> **Task instructions**
Take the lines from the top down to and including the one with "series_dashes = [[1, 0], [1, 0], [1, 0], [15, 8]]" and repeat them exactly. Omit images.

=======

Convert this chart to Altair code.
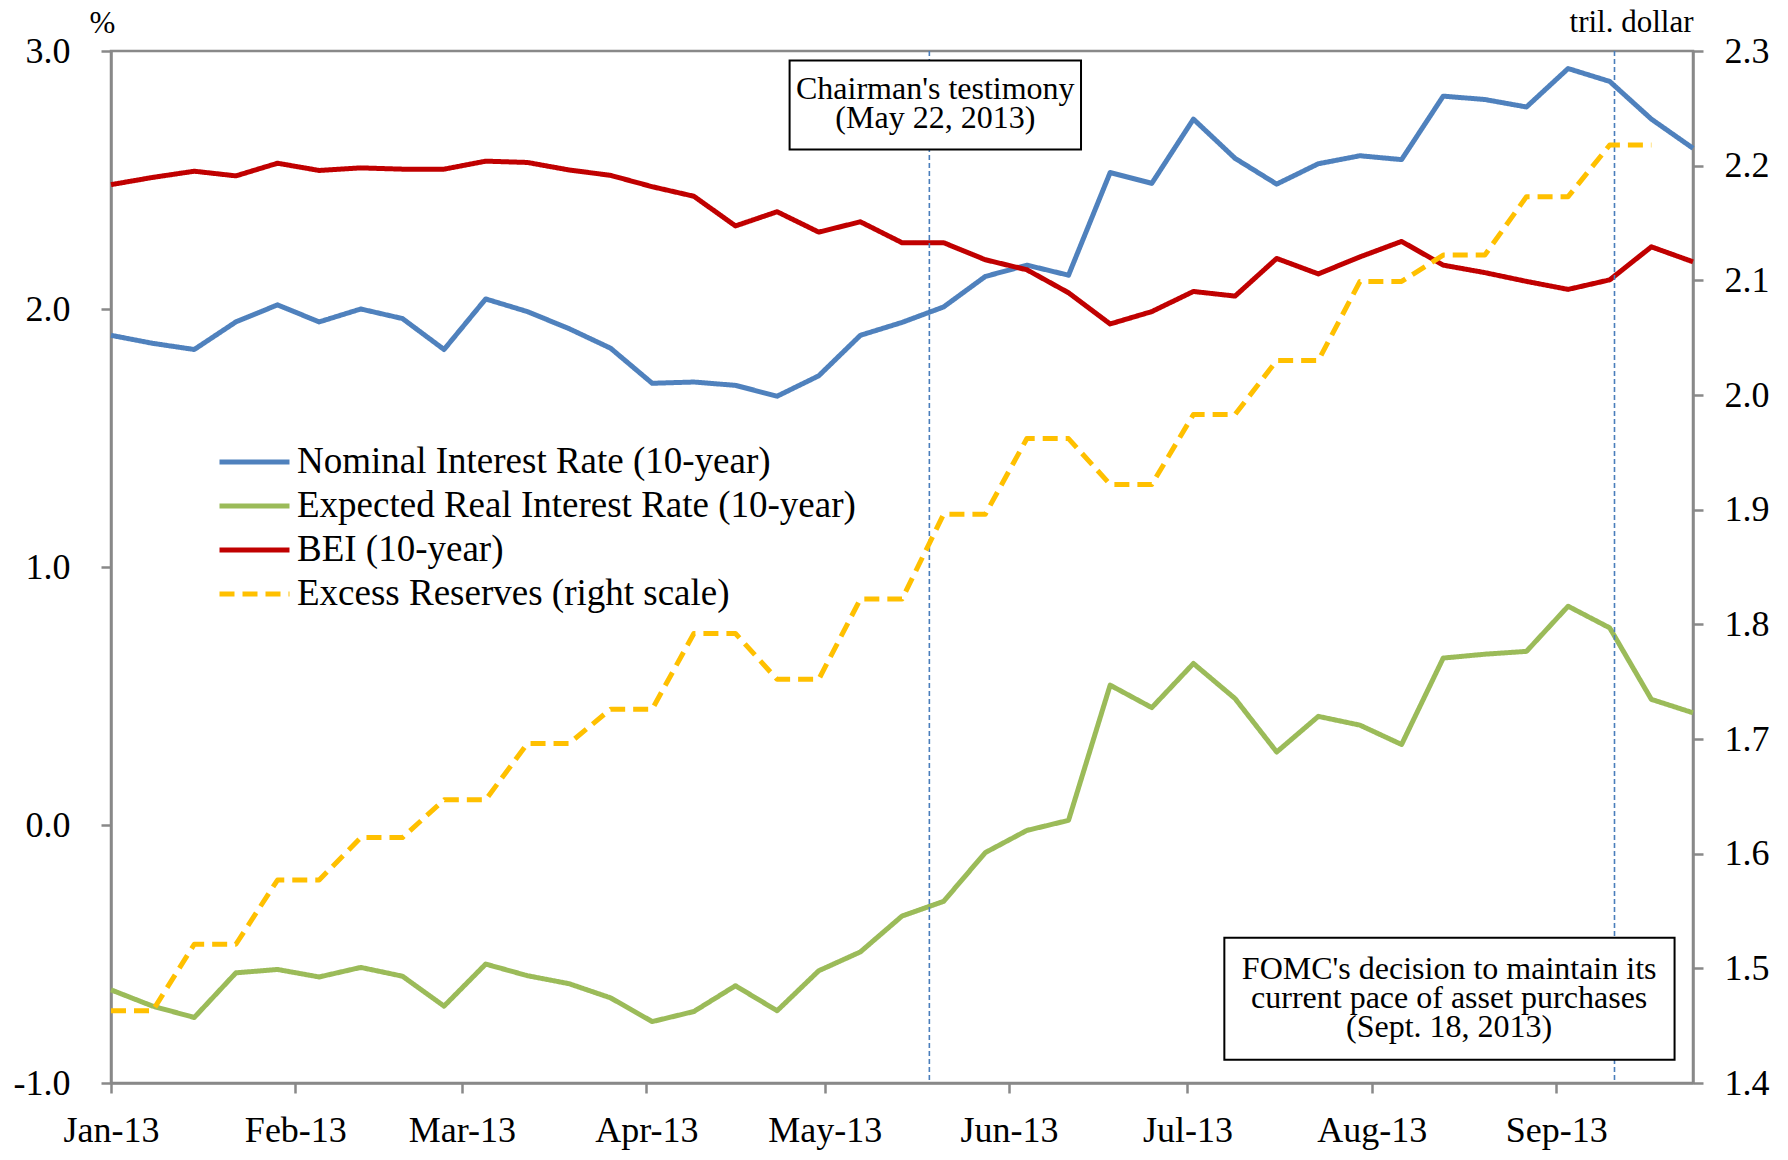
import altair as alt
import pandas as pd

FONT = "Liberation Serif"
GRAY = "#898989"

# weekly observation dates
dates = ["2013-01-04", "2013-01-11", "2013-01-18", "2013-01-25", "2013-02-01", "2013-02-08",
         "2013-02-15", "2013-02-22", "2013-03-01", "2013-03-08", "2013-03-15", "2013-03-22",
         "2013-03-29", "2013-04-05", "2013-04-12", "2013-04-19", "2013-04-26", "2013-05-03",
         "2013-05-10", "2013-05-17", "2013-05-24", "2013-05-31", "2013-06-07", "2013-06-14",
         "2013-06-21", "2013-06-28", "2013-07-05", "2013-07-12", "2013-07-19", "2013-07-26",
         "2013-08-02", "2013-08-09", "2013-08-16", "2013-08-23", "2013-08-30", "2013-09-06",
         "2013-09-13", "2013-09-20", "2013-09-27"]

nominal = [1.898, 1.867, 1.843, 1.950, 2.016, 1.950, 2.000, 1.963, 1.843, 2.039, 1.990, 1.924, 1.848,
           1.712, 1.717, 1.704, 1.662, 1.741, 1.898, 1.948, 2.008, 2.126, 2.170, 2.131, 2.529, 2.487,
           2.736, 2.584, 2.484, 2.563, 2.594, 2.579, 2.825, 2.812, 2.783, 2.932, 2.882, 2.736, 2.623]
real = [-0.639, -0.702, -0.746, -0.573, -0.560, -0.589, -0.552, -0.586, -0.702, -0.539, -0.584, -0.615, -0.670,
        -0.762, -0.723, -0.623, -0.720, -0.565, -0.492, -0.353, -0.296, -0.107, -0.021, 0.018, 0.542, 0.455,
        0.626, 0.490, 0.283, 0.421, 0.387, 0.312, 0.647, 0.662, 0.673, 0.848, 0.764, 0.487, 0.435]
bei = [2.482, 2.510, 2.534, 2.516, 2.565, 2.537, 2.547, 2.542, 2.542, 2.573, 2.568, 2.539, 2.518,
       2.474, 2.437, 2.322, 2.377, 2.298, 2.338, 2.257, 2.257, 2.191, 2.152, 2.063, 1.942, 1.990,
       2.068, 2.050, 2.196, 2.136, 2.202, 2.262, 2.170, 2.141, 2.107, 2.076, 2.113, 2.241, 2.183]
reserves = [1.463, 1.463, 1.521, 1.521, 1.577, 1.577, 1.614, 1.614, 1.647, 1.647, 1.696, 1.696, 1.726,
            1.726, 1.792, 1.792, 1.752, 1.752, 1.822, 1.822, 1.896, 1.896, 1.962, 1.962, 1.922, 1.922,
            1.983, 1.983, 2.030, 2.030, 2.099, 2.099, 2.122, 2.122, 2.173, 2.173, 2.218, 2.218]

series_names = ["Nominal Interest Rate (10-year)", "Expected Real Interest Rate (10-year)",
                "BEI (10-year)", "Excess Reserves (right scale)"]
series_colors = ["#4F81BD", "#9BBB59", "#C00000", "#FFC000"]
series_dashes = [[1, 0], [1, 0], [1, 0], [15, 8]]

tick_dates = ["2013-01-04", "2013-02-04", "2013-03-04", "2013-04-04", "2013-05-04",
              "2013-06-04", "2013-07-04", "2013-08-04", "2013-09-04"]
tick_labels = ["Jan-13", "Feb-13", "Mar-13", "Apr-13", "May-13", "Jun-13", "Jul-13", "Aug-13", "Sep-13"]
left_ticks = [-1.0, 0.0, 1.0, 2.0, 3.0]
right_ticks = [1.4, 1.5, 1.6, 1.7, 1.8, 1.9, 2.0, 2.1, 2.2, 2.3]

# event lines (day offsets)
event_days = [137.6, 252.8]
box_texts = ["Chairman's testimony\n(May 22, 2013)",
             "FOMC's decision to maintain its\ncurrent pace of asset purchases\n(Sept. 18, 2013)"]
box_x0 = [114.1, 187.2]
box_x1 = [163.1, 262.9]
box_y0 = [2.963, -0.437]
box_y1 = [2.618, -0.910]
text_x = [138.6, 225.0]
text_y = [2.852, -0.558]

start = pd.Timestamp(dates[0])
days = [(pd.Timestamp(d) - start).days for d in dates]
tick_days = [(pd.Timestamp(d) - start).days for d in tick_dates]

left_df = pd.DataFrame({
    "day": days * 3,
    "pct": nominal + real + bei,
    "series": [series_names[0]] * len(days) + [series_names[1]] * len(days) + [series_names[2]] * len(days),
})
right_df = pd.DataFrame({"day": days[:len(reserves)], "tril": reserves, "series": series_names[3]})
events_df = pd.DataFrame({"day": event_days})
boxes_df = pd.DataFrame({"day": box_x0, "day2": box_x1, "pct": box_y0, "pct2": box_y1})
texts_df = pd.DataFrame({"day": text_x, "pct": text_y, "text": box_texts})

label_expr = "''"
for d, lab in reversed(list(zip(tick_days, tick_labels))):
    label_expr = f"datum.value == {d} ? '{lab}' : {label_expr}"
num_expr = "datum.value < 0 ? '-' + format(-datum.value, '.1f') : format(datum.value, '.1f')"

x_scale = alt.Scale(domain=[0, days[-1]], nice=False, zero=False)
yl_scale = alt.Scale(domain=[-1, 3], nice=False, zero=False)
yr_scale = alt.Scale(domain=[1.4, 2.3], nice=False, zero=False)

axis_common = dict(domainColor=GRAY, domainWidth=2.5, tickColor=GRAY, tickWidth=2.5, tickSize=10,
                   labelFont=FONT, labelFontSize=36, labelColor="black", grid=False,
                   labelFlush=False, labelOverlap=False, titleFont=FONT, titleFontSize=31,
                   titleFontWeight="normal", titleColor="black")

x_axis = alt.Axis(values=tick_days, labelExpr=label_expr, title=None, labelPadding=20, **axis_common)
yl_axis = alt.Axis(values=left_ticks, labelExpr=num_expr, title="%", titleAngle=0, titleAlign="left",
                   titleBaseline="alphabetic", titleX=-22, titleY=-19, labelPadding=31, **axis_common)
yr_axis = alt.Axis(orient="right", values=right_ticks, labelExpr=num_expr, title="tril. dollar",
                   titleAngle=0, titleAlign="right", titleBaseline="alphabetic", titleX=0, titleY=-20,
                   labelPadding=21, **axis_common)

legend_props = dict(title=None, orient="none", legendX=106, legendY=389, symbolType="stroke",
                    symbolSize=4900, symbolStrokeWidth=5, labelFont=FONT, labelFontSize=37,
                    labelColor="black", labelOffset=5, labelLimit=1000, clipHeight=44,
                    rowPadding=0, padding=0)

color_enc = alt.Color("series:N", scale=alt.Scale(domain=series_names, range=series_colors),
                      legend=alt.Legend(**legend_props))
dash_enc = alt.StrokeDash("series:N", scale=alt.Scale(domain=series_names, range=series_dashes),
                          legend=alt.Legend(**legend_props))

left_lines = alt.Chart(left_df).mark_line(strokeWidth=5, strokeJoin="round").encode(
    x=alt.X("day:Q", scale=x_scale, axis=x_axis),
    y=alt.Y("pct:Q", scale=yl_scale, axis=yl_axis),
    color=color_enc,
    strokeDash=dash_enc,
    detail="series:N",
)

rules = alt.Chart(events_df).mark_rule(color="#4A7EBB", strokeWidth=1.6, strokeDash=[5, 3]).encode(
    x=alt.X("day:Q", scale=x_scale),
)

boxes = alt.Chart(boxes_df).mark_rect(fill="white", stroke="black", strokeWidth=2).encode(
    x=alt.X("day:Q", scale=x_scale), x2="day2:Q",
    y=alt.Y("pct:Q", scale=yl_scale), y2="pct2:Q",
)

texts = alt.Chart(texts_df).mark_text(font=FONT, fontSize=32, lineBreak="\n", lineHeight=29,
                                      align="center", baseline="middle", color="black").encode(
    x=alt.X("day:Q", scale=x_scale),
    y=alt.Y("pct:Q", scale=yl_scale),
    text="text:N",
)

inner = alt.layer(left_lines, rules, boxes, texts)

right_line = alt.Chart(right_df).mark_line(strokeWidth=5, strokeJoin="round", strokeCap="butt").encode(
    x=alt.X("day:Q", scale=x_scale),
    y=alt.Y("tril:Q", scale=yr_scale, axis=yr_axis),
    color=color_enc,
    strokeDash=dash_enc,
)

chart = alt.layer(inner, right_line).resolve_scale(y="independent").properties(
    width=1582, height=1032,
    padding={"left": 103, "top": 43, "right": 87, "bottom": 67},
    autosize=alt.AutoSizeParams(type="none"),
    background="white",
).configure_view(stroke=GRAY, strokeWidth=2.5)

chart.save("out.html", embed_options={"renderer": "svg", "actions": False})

=======

> **Task result**
Convert this chart to Altair code.
import altair as alt
import pandas as pd

FONT = "Liberation Serif"
GRAY = "#898989"

# weekly observation dates
dates = ["2013-01-04", "2013-01-11", "2013-01-18", "2013-01-25", "2013-02-01", "2013-02-08",
         "2013-02-15", "2013-02-22", "2013-03-01", "2013-03-08", "2013-03-15", "2013-03-22",
         "2013-03-29", "2013-04-05", "2013-04-12", "2013-04-19", "2013-04-26", "2013-05-03",
         "2013-05-10", "2013-05-17", "2013-05-24", "2013-05-31", "2013-06-07", "2013-06-14",
         "2013-06-21", "2013-06-28", "2013-07-05", "2013-07-12", "2013-07-19", "2013-07-26",
         "2013-08-02", "2013-08-09", "2013-08-16", "2013-08-23", "2013-08-30", "2013-09-06",
         "2013-09-13", "2013-09-20", "2013-09-27"]

nominal = [1.898, 1.867, 1.843, 1.950, 2.016, 1.950, 2.000, 1.963, 1.843, 2.039, 1.990, 1.924, 1.848,
           1.712, 1.717, 1.704, 1.662, 1.741, 1.898, 1.948, 2.008, 2.126, 2.170, 2.131, 2.529, 2.487,
           2.736, 2.584, 2.484, 2.563, 2.594, 2.579, 2.825, 2.812, 2.783, 2.932, 2.882, 2.736, 2.623]
real = [-0.639, -0.702, -0.746, -0.573, -0.560, -0.589, -0.552, -0.586, -0.702, -0.539, -0.584, -0.615, -0.670,
        -0.762, -0.723, -0.623, -0.720, -0.565, -0.492, -0.353, -0.296, -0.107, -0.021, 0.018, 0.542, 0.455,
        0.626, 0.490, 0.283, 0.421, 0.387, 0.312, 0.647, 0.662, 0.673, 0.848, 0.764, 0.487, 0.435]
bei = [2.482, 2.510, 2.534, 2.516, 2.565, 2.537, 2.547, 2.542, 2.542, 2.573, 2.568, 2.539, 2.518,
       2.474, 2.437, 2.322, 2.377, 2.298, 2.338, 2.257, 2.257, 2.191, 2.152, 2.063, 1.942, 1.990,
       2.068, 2.050, 2.196, 2.136, 2.202, 2.262, 2.170, 2.141, 2.107, 2.076, 2.113, 2.241, 2.183]
reserves = [1.463, 1.463, 1.521, 1.521, 1.577, 1.577, 1.614, 1.614, 1.647, 1.647, 1.696, 1.696, 1.726,
            1.726, 1.792, 1.792, 1.752, 1.752, 1.822, 1.822, 1.896, 1.896, 1.962, 1.962, 1.922, 1.922,
            1.983, 1.983, 2.030, 2.030, 2.099, 2.099, 2.122, 2.122, 2.173, 2.173, 2.218, 2.218]

series_names = ["Nominal Interest Rate (10-year)", "Expected Real Interest Rate (10-year)",
                "BEI (10-year)", "Excess Reserves (right scale)"]
series_colors = ["#4F81BD", "#9BBB59", "#C00000", "#FFC000"]
series_dashes = [[1, 0], [1, 0], [1, 0], [15, 8]]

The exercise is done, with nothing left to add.